When, for example, physicists rationally expect the universe to stop expanding, due to the observable laws of a natural existence, but measure its acceleration instead, what is the truth of the objective reality?
Aristotle’s thesis of independence has verifiable currency, observing the irrational truth of objective reality. According to the laws of physics, the universe is behaving irrationally.
(Although it seems to resist the pantheist concept of reality, the thesis of independence actually supports it. The observer is in fact observing the objective reality by having measured the contradiction. There is no disconnection, no dualism, really. The difference between the observation and the thing actually observed is really the same thing.
Like with Cartesian geometry, we measure the occupation of space over time. The two dimensions are analytically separate. It is when they are naturally put together that “we” actualize the thing really being measured, created on demand, which Hegel described as the “Phenomenology of the Mind.”)
We also find ourselves with this same sort of contradiction when it comes to political-economy. There is a tendency to describe it as paradoxical, but that is not exactly it.
The contradictions are overwhelmingly obvious.
Creating the conditions for a more free and unconsolidated marketplace is entirely possible. We have a credible alternative, on demand, but he is a socialist (a non-conformist). Against a long history of being told that socialism is inherently evil, explaining why this is really not a contradiction is hard to do.
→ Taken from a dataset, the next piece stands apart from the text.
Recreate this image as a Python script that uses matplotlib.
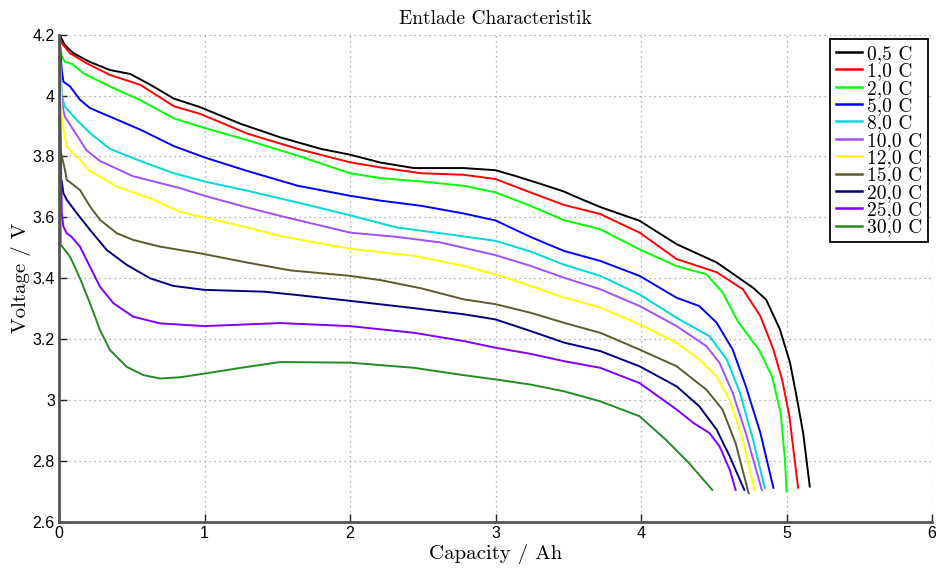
import matplotlib
matplotlib.use("Agg")
import matplotlib.pyplot as plt

# ---------------- data ----------------
labels = ["0,5 C", "1,0 C", "2,0 C", "5,0 C", "8,0 C", "10,0 C",
          "12,0 C", "15,0 C", "20,0 C", "25,0 C", "30,0 C"]
colors = ["#000000", "#FF0000", "#00FF00", "#0000FF", "#00D8D8", "#A050FF",
          "#FFFF00", "#5E5A2E", "#000080", "#8000FF", "#228B22"]

cap_05 = [0, 0.004, 0.04, 0.1, 0.21, 0.35, 0.49, 0.63, 0.79, 0.97, 1.25, 1.52, 1.8, 2.0, 2.21,
          2.44, 2.78, 3.0, 3.13, 3.31, 3.47, 3.59, 3.72, 3.99, 4.245, 4.52, 4.77, 4.86, 4.955,
          5.024, 5.07, 5.115, 5.16]
v_05 = [4.2, 4.2, 4.166, 4.139, 4.111, 4.084, 4.071, 4.035, 3.99, 3.962, 3.907, 3.863, 3.825,
        3.806, 3.78, 3.762, 3.762, 3.755, 3.737, 3.71, 3.685, 3.66, 3.634, 3.589, 3.512, 3.452,
        3.369, 3.33, 3.232, 3.123, 3.01, 2.89, 2.716]

cap_1 = [0, 0.019, 0.076, 0.19, 0.35, 0.56, 0.79, 0.97, 1.29, 1.64, 2.0, 2.21, 2.49, 2.78, 3.0,
         3.24, 3.47, 3.72, 3.99, 4.245, 4.52, 4.7, 4.82, 4.91, 4.97, 5.02, 5.05, 5.08]
v_1 = [4.2, 4.172, 4.139, 4.106, 4.068, 4.035, 3.965, 3.94, 3.876, 3.825, 3.781, 3.764, 3.745,
       3.74, 3.726, 3.682, 3.641, 3.611, 3.55, 3.463, 3.42, 3.364, 3.276, 3.166, 3.067, 2.947,
       2.827, 2.712]

cap_2 = [0, 0.019, 0.04, 0.09, 0.167, 0.35, 0.56, 0.79, 1.0, 1.29, 1.64, 2.0, 2.21, 2.49, 2.78,
         3.0, 3.24, 3.47, 3.72, 3.99, 4.245, 4.45, 4.56, 4.67, 4.81, 4.9, 4.96, 4.99, 5.0]
v_2 = [4.2, 4.128, 4.111, 4.104, 4.073, 4.03, 3.985, 3.925, 3.894, 3.854, 3.803, 3.745, 3.729,
       3.718, 3.704, 3.682, 3.638, 3.591, 3.561, 3.495, 3.44, 3.413, 3.354, 3.255, 3.166, 3.078,
       2.958, 2.80, 2.70]

cap_5 = [0, 0.019, 0.03, 0.076, 0.145, 0.213, 0.35, 0.56, 0.79, 1.0, 1.29, 1.64, 2.0, 2.21, 2.49,
         2.78, 3.0, 3.24, 3.47, 3.72, 3.99, 4.245, 4.40, 4.52, 4.63, 4.72, 4.82, 4.91]
v_5 = [4.2, 4.084, 4.046, 4.03, 3.986, 3.959, 3.931, 3.888, 3.834, 3.797, 3.753, 3.704, 3.671,
       3.655, 3.638, 3.613, 3.59, 3.536, 3.49, 3.457, 3.408, 3.336, 3.309, 3.254, 3.166, 3.046,
       2.893, 2.712]

cap_8 = [0, 0.019, 0.04, 0.122, 0.213, 0.35, 0.56, 0.79, 1.0, 1.29, 1.64, 2.0, 2.32, 2.67, 3.0,
         3.24, 3.47, 3.72, 3.99, 4.245, 4.47, 4.59, 4.68, 4.77, 4.85]
v_8 = [4.2, 4.002, 3.964, 3.92, 3.877, 3.825, 3.785, 3.745, 3.718, 3.688, 3.649, 3.607, 3.567,
       3.545, 3.523, 3.488, 3.445, 3.408, 3.347, 3.27, 3.21, 3.133, 3.024, 2.87, 2.712]

cap_10 = [0, 0.019, 0.04, 0.122, 0.19, 0.282, 0.51, 0.833, 1.0, 1.29, 1.52, 2.0, 2.32, 2.62, 3.0,
          3.24, 3.47, 3.72, 3.99, 4.245, 4.45, 4.54, 4.63, 4.72, 4.83]
v_10 = [4.2, 3.98, 3.931, 3.87, 3.82, 3.785, 3.735, 3.696, 3.671, 3.633, 3.605, 3.55, 3.536,
        3.518, 3.476, 3.441, 3.402, 3.364, 3.309, 3.243, 3.177, 3.122, 3.024, 2.892, 2.705]

cap_12 = [0, 0.019, 0.053, 0.085, 0.144, 0.213, 0.282, 0.397, 0.626, 0.833, 1.0, 1.29, 1.52, 2.0,
          2.44, 2.78, 3.0, 3.24, 3.47, 3.72, 3.99, 4.245, 4.40, 4.52, 4.61, 4.70, 4.78]
v_12 = [4.2, 3.92, 3.833, 3.817, 3.79, 3.751, 3.734, 3.701, 3.663, 3.618, 3.6, 3.567, 3.539,
        3.497, 3.474, 3.441, 3.413, 3.375, 3.337, 3.304, 3.249, 3.188, 3.133, 3.078, 3.0, 2.87,
        2.705]

cap_15 = [0, 0.01, 0.041, 0.053, 0.085, 0.144, 0.213, 0.282, 0.397, 0.51, 0.694, 0.97, 1.29, 1.59,
          2.0, 2.21, 2.49, 2.78, 3.0, 3.24, 3.47, 3.72, 3.99, 4.245, 4.45, 4.56, 4.65, 4.74]
v_15 = [4.2, 3.82, 3.756, 3.723, 3.712, 3.69, 3.636, 3.592, 3.548, 3.526, 3.504, 3.482, 3.452,
        3.426, 3.408, 3.394, 3.367, 3.331, 3.315, 3.287, 3.254, 3.221, 3.166, 3.111, 3.034,
        2.969, 2.859, 2.694]

cap_20 = [0, 0.005, 0.019, 0.03, 0.053, 0.122, 0.213, 0.328, 0.466, 0.626, 0.786, 1.0, 1.41, 1.64,
          2.0, 2.44, 2.78, 3.0, 3.24, 3.47, 3.72, 3.99, 4.245, 4.40, 4.52, 4.61, 4.71]
v_20 = [4.2, 3.73, 3.718, 3.68, 3.658, 3.614, 3.559, 3.493, 3.444, 3.4, 3.375, 3.362, 3.356,
        3.345, 3.326, 3.302, 3.282, 3.265, 3.227, 3.189, 3.161, 3.111, 3.045, 2.98, 2.903, 2.815,
        2.705]

cap_25 = [0, 0.019, 0.03, 0.053, 0.085, 0.144, 0.213, 0.282, 0.374, 0.51, 0.694, 1.0, 1.52, 2.0,
          2.44, 2.78, 3.0, 3.24, 3.47, 3.72, 3.99, 4.245, 4.36, 4.47, 4.54, 4.61, 4.65]
v_25 = [4.2, 3.614, 3.57, 3.548, 3.537, 3.504, 3.438, 3.372, 3.318, 3.274, 3.252, 3.243, 3.253,
        3.243, 3.221, 3.194, 3.172, 3.152, 3.128, 3.106, 3.056, 2.969, 2.925, 2.892, 2.848, 2.771,
        2.705]

cap_30 = [0, 0.012, 0.076, 0.144, 0.213, 0.282, 0.351, 0.466, 0.58, 0.694, 0.833, 1.0, 1.25, 1.52,
          2.0, 2.44, 2.78, 3.0, 3.24, 3.47, 3.72, 3.99, 4.17, 4.33, 4.49]
v_30 = [4.2, 3.51, 3.471, 3.4, 3.318, 3.23, 3.164, 3.109, 3.082, 3.071, 3.075, 3.087, 3.106,
        3.125, 3.123, 3.106, 3.082, 3.068, 3.051, 3.029, 2.996, 2.947, 2.87, 2.793, 2.705]

capacities = [cap_05, cap_1, cap_2, cap_5, cap_8, cap_10, cap_12, cap_15, cap_20, cap_25, cap_30]
voltages = [v_05, v_1, v_2, v_5, v_8, v_10, v_12, v_15, v_20, v_25, v_30]

x_ticks = [0, 1, 2, 3, 4, 5, 6]
x_ticklabels = ["0", "1", "2", "3", "4", "5", "6"]
y_ticks = [2.6, 2.8, 3.0, 3.2, 3.4, 3.6, 3.8, 4.0, 4.2]
y_ticklabels = ["2.6", "2.8", "3", "3.2", "3.4", "3.6", "3.8", "4", "4.2"]

title = "Entlade Characteristik"
xlabel = "Capacity / Ah"
ylabel = "Voltage / V"

# ---------------- drawing ----------------
serif = ["cmr10", "DejaVu Serif"]
sans = ["Liberation Sans", "DejaVu Sans"]

fig = plt.figure(figsize=(9.37, 5.68), dpi=100)
ax = fig.add_axes([0.06297, 0.08116, 0.93170, 0.85775])

for cap, v, lab, col in zip(capacities, voltages, labels, colors):
    ax.plot(cap, v, color=col, lw=1.4, label=lab, solid_joinstyle="round")

ax.set_xlim(0, 6)
ax.set_ylim(2.6, 4.2)
ax.set_xticks(x_ticks)
ax.set_xticklabels(x_ticklabels, fontfamily=sans, fontsize=11.5)
ax.set_yticks(y_ticks)
ax.set_yticklabels(y_ticklabels, fontfamily=sans, fontsize=11.5)
ax.tick_params(direction="in", length=6, width=1.0, pad=3, color="#222222")

ax.grid(True, linestyle=(0, (1, 3)), color="#9a9a9a", lw=0.9)
ax.set_axisbelow(True)

for s in ("top", "right"):
    ax.spines[s].set_visible(False)
for s in ("left", "bottom"):
    ax.spines[s].set_linewidth(2.0)
    ax.spines[s].set_color("#555555")

ax.set_title(title, fontfamily=serif, fontsize=14, pad=8)
ax.set_xlabel(xlabel, fontfamily=serif, fontsize=15, labelpad=2)
ax.set_ylabel(ylabel, fontfamily=serif, fontsize=15, labelpad=1)

leg = ax.legend(loc="upper right", bbox_to_anchor=(0.9954, 0.9908), borderaxespad=0,
                prop={"family": serif, "size": 14}, frameon=True, fancybox=False,
                framealpha=1, edgecolor="black", handlelength=1.35, handletextpad=0.25,
                labelspacing=-0.03, borderpad=0.3)
leg.get_frame().set_linewidth(1.3)
for line in leg.get_lines():
    line.set_linewidth(1.8)

fig.savefig("out.png", dpi=100)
(Technically, like I’ve been telling you, it is a necessary–natural!–distribution on the accumulation. If the distribution does not occur there is indeed an inherent price to be paid that will force the imperative value in a catastrophic, categorical, must-happen proportion, which is completely avoidable by deconsolidating the risk now!)
The conforming, “Democratic” alternative is Mrs. Clinton. While the rhetoric sounds “progressive” (and maybe even the policy program will look technically progressive), the results will likely be overwhelmingly reactionary, supporting the debilitating economic risk supposedly being avoided, consolidating industry and markets to “make markets” more efficient (just like “the makers” say it should be, and “naturally” always will be) by design.
While the fear of the technical correction we need is irrational, it forms objective reality, nevertheless. TBTF corporates are literally banking on it, and while the corporate body says it is opposed to Mrs. Clinton, for example, if she is chief executive, they are BIG winners, nonetheless.
Good plot for an absurdist play, isn’t it!
We can wait for the imperative value (the natural means of self-correction loaded with retributive value) to just show up, or we can do it now, demonstrating the work of art (the natural form of governance) that is ALWAYS an act of self-determination.